PROBLEM STATEMENT >>
What is to be printed is the span of lines starting at the one containing "Generate a Python" and ending at the one containing "ax = fig.add_axes([0.1025, 0.1011, 0.6994, 0.7291])", reproduced exactly with pictures left out.

Code that draws figures:

_____

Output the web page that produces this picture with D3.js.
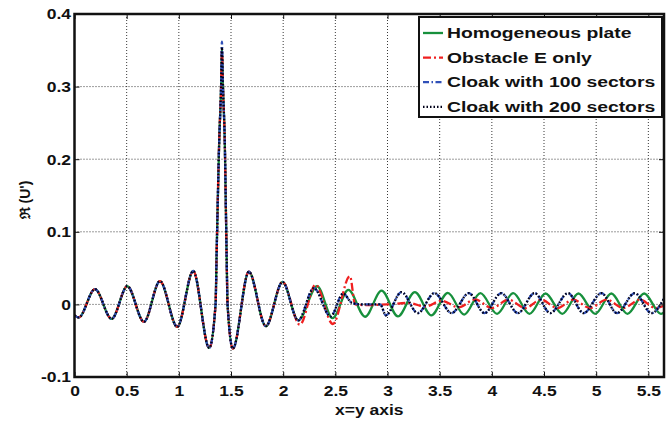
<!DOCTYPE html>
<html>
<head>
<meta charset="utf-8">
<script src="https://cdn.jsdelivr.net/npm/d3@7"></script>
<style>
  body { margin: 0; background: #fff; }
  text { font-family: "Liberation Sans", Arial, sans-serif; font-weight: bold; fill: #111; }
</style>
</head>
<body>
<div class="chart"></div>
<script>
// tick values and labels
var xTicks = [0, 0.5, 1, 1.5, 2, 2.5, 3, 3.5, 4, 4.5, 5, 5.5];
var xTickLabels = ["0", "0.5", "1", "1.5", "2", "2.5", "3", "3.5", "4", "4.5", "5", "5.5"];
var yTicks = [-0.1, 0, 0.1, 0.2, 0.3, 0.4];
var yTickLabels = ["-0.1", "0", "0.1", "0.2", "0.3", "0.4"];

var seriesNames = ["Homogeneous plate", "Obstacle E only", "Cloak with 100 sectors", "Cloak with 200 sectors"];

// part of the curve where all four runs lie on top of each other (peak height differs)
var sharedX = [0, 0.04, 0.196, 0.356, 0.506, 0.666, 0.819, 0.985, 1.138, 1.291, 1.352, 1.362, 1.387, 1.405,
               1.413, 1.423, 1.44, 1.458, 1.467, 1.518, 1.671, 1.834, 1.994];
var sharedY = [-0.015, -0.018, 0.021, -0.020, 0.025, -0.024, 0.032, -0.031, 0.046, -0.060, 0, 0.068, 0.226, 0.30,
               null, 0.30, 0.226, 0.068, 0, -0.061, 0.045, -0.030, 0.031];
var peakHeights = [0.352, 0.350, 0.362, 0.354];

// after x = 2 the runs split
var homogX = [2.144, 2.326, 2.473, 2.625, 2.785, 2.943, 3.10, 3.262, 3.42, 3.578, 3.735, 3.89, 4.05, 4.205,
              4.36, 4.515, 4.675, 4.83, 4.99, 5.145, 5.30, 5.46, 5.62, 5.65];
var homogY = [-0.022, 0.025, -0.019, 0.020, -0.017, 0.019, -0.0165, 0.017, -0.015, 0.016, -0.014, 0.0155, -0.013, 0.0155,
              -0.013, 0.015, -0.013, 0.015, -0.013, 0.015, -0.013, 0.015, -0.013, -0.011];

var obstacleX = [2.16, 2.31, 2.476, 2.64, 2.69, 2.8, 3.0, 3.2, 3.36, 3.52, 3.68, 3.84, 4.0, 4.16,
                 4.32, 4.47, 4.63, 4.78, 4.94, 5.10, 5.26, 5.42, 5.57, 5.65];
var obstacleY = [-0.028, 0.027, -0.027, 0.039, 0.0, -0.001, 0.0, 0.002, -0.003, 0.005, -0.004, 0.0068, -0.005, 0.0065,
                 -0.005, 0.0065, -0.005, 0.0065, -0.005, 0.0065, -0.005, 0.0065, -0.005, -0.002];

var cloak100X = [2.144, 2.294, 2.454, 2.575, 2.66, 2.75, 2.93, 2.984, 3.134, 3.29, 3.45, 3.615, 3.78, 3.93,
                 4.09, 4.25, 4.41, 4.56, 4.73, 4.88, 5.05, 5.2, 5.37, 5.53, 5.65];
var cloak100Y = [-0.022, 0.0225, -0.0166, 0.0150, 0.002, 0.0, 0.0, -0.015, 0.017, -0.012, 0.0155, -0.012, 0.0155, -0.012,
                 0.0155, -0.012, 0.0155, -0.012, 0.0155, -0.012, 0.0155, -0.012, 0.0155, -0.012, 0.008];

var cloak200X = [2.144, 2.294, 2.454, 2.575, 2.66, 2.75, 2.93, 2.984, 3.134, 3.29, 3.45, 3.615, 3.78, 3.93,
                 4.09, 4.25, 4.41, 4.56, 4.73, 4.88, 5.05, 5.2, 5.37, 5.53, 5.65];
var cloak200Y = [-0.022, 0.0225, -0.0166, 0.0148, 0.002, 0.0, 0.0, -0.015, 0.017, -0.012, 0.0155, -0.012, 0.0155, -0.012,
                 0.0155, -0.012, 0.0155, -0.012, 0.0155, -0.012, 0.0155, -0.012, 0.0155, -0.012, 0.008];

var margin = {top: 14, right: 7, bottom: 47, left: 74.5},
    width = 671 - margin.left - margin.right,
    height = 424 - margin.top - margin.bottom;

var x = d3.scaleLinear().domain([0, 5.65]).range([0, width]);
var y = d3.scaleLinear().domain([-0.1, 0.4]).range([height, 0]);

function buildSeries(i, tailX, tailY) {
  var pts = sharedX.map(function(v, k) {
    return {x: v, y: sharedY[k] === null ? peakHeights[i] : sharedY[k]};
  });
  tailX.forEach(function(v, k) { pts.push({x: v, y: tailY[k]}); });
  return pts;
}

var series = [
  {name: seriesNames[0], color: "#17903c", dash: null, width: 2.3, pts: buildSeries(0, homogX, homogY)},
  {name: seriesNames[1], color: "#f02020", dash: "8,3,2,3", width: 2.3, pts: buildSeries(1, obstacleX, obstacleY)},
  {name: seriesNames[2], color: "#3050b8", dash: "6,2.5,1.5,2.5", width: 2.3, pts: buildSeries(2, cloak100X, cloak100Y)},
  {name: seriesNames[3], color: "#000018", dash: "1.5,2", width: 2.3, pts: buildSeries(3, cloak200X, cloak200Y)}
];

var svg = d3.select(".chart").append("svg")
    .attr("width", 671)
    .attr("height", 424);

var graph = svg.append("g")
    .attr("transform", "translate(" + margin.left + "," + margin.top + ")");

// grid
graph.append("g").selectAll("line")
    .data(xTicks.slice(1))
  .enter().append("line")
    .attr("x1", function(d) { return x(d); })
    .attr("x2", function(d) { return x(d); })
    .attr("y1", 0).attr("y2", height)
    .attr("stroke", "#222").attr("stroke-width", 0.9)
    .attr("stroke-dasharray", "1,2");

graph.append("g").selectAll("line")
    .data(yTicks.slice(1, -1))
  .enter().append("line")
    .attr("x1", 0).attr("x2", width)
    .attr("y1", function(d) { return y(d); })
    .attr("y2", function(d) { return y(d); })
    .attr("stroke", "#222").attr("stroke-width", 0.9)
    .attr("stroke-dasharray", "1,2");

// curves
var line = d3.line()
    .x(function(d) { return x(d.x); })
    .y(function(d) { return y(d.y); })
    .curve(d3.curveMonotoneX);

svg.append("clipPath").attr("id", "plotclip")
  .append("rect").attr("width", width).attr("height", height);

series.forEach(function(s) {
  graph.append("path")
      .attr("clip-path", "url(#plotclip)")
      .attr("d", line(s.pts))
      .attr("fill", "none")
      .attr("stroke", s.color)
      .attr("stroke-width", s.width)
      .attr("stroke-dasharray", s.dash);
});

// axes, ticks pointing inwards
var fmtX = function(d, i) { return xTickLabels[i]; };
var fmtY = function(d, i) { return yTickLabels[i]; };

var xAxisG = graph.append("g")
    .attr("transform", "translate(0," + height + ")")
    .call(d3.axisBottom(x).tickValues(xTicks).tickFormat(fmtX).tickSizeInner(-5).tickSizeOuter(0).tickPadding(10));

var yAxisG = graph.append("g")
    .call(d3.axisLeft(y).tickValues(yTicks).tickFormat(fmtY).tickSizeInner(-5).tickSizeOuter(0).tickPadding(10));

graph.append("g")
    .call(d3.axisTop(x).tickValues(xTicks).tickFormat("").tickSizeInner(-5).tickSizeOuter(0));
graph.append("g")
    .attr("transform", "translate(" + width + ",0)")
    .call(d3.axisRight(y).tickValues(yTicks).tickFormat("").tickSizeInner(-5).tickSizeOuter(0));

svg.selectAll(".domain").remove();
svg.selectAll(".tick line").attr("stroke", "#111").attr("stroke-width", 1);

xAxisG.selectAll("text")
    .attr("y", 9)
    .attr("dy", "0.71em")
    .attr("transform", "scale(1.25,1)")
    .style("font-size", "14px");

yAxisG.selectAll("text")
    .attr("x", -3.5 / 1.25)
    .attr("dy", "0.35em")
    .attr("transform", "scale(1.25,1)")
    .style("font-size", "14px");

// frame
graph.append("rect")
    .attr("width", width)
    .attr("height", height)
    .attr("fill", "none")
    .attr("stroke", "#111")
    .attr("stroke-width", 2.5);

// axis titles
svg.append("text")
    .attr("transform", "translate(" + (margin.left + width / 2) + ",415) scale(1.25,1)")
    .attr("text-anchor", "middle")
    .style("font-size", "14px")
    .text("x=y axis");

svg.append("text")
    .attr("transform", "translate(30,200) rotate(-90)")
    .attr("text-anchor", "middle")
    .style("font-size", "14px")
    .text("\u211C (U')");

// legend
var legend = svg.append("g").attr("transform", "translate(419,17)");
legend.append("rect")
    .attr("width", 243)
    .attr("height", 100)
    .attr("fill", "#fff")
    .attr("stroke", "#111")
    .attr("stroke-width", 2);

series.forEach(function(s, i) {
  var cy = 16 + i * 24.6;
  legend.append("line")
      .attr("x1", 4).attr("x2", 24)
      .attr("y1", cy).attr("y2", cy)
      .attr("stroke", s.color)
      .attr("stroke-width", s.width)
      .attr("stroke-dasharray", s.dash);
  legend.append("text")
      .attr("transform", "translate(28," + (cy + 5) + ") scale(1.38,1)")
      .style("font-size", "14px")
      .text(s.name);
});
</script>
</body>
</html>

_____

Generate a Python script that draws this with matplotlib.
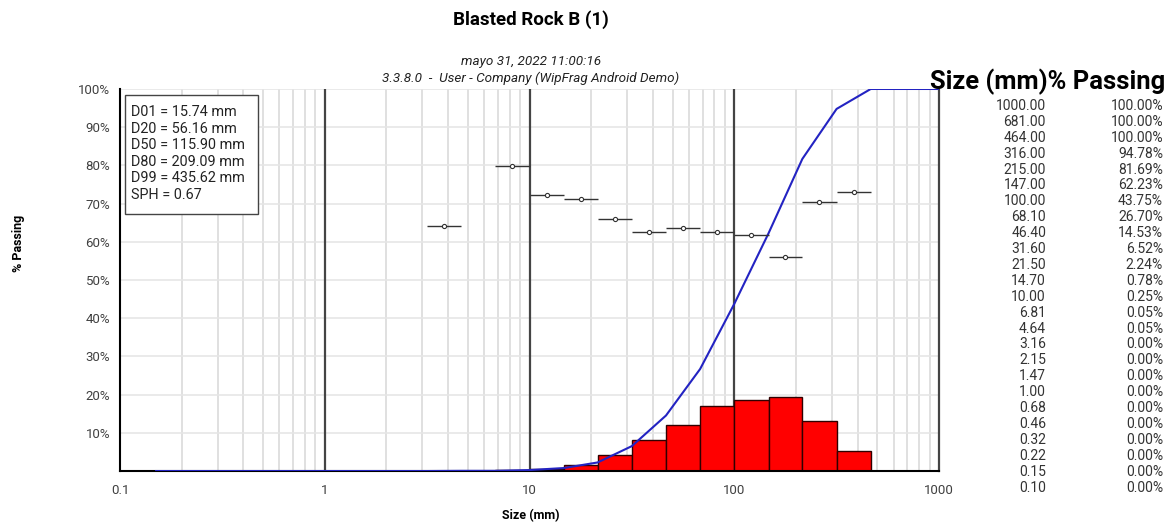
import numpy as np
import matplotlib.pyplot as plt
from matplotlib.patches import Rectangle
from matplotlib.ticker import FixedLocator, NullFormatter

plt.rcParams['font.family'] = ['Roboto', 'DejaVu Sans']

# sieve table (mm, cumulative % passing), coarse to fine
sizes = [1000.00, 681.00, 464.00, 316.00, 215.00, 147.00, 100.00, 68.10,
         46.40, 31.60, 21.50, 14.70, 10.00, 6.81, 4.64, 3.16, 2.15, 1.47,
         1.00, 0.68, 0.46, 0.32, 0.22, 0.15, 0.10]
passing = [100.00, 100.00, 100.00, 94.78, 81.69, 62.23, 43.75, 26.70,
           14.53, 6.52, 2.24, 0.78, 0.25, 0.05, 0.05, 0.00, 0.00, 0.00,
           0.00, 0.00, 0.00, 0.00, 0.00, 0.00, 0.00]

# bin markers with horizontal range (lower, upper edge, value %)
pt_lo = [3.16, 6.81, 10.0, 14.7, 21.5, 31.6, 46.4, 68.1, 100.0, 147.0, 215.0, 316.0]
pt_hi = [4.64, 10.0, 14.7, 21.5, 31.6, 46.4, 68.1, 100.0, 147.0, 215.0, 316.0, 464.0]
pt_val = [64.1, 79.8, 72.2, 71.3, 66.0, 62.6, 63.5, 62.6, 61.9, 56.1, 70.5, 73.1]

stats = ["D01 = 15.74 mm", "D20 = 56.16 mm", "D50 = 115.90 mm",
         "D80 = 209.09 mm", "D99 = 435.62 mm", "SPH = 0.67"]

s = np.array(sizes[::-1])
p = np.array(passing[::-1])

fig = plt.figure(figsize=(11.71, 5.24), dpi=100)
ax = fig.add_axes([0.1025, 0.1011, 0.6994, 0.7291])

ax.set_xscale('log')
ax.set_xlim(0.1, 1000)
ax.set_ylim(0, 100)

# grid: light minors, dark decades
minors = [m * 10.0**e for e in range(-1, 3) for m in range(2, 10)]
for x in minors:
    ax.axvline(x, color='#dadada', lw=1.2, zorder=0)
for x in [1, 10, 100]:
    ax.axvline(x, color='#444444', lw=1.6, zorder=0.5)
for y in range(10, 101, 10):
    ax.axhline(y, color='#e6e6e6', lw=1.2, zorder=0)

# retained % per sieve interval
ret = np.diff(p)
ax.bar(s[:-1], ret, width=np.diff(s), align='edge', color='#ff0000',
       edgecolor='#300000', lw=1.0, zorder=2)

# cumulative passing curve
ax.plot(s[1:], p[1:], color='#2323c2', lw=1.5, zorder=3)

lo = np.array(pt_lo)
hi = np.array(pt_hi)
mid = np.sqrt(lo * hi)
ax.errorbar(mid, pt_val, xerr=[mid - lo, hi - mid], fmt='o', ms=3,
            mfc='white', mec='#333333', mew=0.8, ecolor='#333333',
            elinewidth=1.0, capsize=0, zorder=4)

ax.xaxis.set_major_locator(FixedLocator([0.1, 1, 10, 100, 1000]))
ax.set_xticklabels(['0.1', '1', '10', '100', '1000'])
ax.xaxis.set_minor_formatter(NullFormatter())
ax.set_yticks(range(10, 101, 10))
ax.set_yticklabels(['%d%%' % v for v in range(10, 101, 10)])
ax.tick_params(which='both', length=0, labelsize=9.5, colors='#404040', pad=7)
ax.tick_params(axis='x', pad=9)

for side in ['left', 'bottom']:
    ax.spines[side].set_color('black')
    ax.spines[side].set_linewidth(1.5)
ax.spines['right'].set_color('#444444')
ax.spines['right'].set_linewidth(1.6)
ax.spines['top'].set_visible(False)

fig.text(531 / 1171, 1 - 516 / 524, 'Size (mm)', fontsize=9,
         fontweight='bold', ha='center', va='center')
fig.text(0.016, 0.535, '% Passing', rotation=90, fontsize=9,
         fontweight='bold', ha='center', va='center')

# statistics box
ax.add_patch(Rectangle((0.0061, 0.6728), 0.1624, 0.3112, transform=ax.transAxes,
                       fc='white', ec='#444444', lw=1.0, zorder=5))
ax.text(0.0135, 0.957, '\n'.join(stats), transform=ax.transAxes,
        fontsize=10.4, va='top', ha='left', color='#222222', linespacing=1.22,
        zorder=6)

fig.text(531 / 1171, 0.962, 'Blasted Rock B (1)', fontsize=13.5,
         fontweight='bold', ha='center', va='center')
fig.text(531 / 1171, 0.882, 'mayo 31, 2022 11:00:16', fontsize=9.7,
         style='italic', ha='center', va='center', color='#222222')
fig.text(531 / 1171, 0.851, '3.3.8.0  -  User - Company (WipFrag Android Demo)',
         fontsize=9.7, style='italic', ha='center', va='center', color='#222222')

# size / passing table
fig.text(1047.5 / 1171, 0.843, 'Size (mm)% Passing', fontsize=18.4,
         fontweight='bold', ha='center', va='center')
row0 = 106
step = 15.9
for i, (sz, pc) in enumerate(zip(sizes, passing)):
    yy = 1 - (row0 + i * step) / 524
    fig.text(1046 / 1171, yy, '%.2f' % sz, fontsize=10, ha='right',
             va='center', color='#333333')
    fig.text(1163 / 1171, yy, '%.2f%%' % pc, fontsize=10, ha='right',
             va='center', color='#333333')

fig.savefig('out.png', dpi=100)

_____

WRITTEN RESPONSE >>
Generate a Python script that draws this with matplotlib.
import numpy as np
import matplotlib.pyplot as plt
from matplotlib.patches import Rectangle
from matplotlib.ticker import FixedLocator, NullFormatter

plt.rcParams['font.family'] = ['Roboto', 'DejaVu Sans']

# sieve table (mm, cumulative % passing), coarse to fine
sizes = [1000.00, 681.00, 464.00, 316.00, 215.00, 147.00, 100.00, 68.10,
         46.40, 31.60, 21.50, 14.70, 10.00, 6.81, 4.64, 3.16, 2.15, 1.47,
         1.00, 0.68, 0.46, 0.32, 0.22, 0.15, 0.10]
passing = [100.00, 100.00, 100.00, 94.78, 81.69, 62.23, 43.75, 26.70,
           14.53, 6.52, 2.24, 0.78, 0.25, 0.05, 0.05, 0.00, 0.00, 0.00,
           0.00, 0.00, 0.00, 0.00, 0.00, 0.00, 0.00]

# bin markers with horizontal range (lower, upper edge, value %)
pt_lo = [3.16, 6.81, 10.0, 14.7, 21.5, 31.6, 46.4, 68.1, 100.0, 147.0, 215.0, 316.0]
pt_hi = [4.64, 10.0, 14.7, 21.5, 31.6, 46.4, 68.1, 100.0, 147.0, 215.0, 316.0, 464.0]
pt_val = [64.1, 79.8, 72.2, 71.3, 66.0, 62.6, 63.5, 62.6, 61.9, 56.1, 70.5, 73.1]

stats = ["D01 = 15.74 mm", "D20 = 56.16 mm", "D50 = 115.90 mm",
         "D80 = 209.09 mm", "D99 = 435.62 mm", "SPH = 0.67"]

s = np.array(sizes[::-1])
p = np.array(passing[::-1])

fig = plt.figure(figsize=(11.71, 5.24), dpi=100)
ax = fig.add_axes([0.1025, 0.1011, 0.6994, 0.7291])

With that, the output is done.